> **DATASET SECTION**:
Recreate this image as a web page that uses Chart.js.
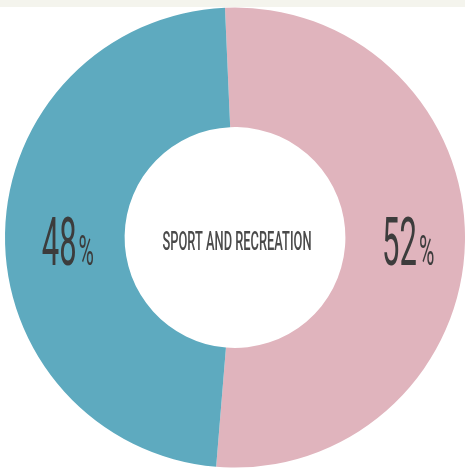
<!DOCTYPE html>
<html>
<head>
<meta charset="utf-8">
<script src="https://cdn.jsdelivr.net/npm/chart.js@4/dist/chart.umd.min.js"></script>
<style>
  html, body { margin: 0; padding: 0; background: #ffffff; }
  #strip { width: 465px; height: 7px; background: #f4f4ed; }
  #wrap { width: 465px; height: 461px; position: relative; }
</style>
</head>
<body>
<div id="strip"></div>
<div id="wrap"><canvas id="c" width="465" height="461"></canvas></div>
<script>
const categories = ['Segment A', 'Segment B'];
const values = [52, 48];
const valueLabels = ['52', '48'];
const centerTitle = 'SPORT AND RECREATION';
const colors = ['#e0b4bd', '#5eaabf'];

function drawCondensed(ctx, text, x, y, font, scaleX, align) {
  ctx.save();
  ctx.font = font;
  const w = ctx.measureText(text).width * scaleX;
  let left = x;
  if (align === 'center') left = x - w / 2;
  else if (align === 'right') left = x - w;
  ctx.translate(left, y);
  ctx.scale(scaleX, 1);
  ctx.textAlign = 'left';
  ctx.textBaseline = 'alphabetic';
  ctx.fillText(text, 0, 0);
  ctx.restore();
  return w;
}

const labelPlugin = {
  id: 'labels',
  afterDraw(chart) {
    const ctx = chart.ctx;
    const meta = chart.getDatasetMeta(0);
    const arc0 = meta.data[0];
    const cx = arc0.x, cy = arc0.y;
    // center title
    ctx.save();
    ctx.fillStyle = '#4a4a4a';
    const tFont = '500 26px Roboto';
    ctx.font = tFont;
    const tw = ctx.measureText(centerTitle).width;
    const sx = 149 / tw;
    drawCondensed(ctx, centerTitle, cx + 2, cy + 12, tFont, sx, 'center');
    ctx.restore();
    // percentage labels
    meta.data.forEach((arc, i) => {
      const p = arc.getCenterPoint();
      const num = valueLabels[i];
      const bigFont = '400 66px Roboto';
      const smallFont = '400 42px Roboto';
      const scaleBig = 0.47;
      const scaleSmall = 0.5;
      ctx.save();
      ctx.fillStyle = '#3c3c3c';
      ctx.font = bigFont;
      const wNum = ctx.measureText(num).width * scaleBig;
      ctx.font = smallFont;
      const wPct = ctx.measureText('%').width * scaleSmall;
      const total = wNum + 2 + wPct;
      const left = p.x + 3 - total / 2;
      const base = cy + 27;
      drawCondensed(ctx, num, left, base, bigFont, scaleBig, 'left');
      drawCondensed(ctx, '%', left + wNum + 2, base, smallFont, scaleSmall, 'left');
      ctx.restore();
    });
  }
};

new Chart(document.getElementById('c'), {
  type: 'doughnut',
  data: {
    labels: categories,
    datasets: [{
      data: values,
      backgroundColor: colors,
      borderWidth: 0,
      hoverOffset: 0
    }]
  },
  options: {
    responsive: false,
    animation: false,
    cutout: '48%',
    rotation: -2.5,
    layout: { padding: { left: 5, right: 0, top: 0, bottom: 0 } },
    plugins: {
      legend: { display: false },
      tooltip: { enabled: false }
    }
  },
  plugins: [labelPlugin]
});
</script>
</body>
</html>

> **STATED TASK**: Pictures excluded, quote all the data above exactly.

> **SOLUTION**:
Recreate this image as a web page that uses Chart.js.
<!DOCTYPE html>
<html>
<head>
<meta charset="utf-8">
<script src="https://cdn.jsdelivr.net/npm/chart.js@4/dist/chart.umd.min.js"></script>
<style>
  html, body { margin: 0; padding: 0; background: #ffffff; }
  #strip { width: 465px; height: 7px; background: #f4f4ed; }
  #wrap { width: 465px; height: 461px; position: relative; }
</style>
</head>
<body>
<div id="strip"></div>
<div id="wrap"><canvas id="c" width="465" height="461"></canvas></div>
<script>
const categories = ['Segment A', 'Segment B'];
const values = [52, 48];
const valueLabels = ['52', '48'];
const centerTitle = 'SPORT AND RECREATION';
const colors = ['#e0b4bd', '#5eaabf'];

function drawCondensed(ctx, text, x, y, font, scaleX, align) {
  ctx.save();
  ctx.font = font;
  const w = ctx.measureText(text).width * scaleX;
  let left = x;
  if (align === 'center') left = x - w / 2;
  else if (align === 'right') left = x - w;
  ctx.translate(left, y);
  ctx.scale(scaleX, 1);
  ctx.textAlign = 'left';
  ctx.textBaseline = 'alphabetic';
  ctx.fillText(text, 0, 0);
  ctx.restore();
  return w;
}

const labelPlugin = {
  id: 'labels',
  afterDraw(chart) {
    const ctx = chart.ctx;
    const meta = chart.getDatasetMeta(0);
    const arc0 = meta.data[0];
    const cx = arc0.x, cy = arc0.y;
    // center title
    ctx.save();
    ctx.fillStyle = '#4a4a4a';
    const tFont = '500 26px Roboto';
    ctx.font = tFont;
    const tw = ctx.measureText(centerTitle).width;
    const sx = 149 / tw;
    drawCondensed(ctx, centerTitle, cx + 2, cy + 12, tFont, sx, 'center');
    ctx.restore();
    // percentage labels
    meta.data.forEach((arc, i) => {
      const p = arc.getCenterPoint();
      const num = valueLabels[i];
      const bigFont = '400 66px Roboto';
      const smallFont = '400 42px Roboto';
      const scaleBig = 0.47;
      const scaleSmall = 0.5;
      ctx.save();
      ctx.fillStyle = '#3c3c3c';
      ctx.font = bigFont;
      const wNum = ctx.measureText(num).width * scaleBig;
      ctx.font = smallFont;
      const wPct = ctx.measureText('%').width * scaleSmall;
      const total = wNum + 2 + wPct;
      const left = p.x + 3 - total / 2;
      const base = cy + 27;
      drawCondensed(ctx, num, left, base, bigFont, scaleBig, 'left');
      drawCondensed(ctx, '%', left + wNum + 2, base, smallFont, scaleSmall, 'left');
      ctx.restore();
    });
  }
};

new Chart(document.getElementById('c'), {
  type: 'doughnut',
  data: {
    labels: categories,
    datasets: [{
      data: values,
      backgroundColor: colors,
      borderWidth: 0,
      hoverOffset: 0
    }]
  },
  options: {
    responsive: false,
    animation: false,
    cutout: '48%',
    rotation: -2.5,
    layout: { padding: { left: 5, right: 0, top: 0, bottom: 0 } },
    plugins: {
      legend: { display: false },
      tooltip: { enabled: false }
    }
  },
  plugins: [labelPlugin]
});
</script>
</body>
</html>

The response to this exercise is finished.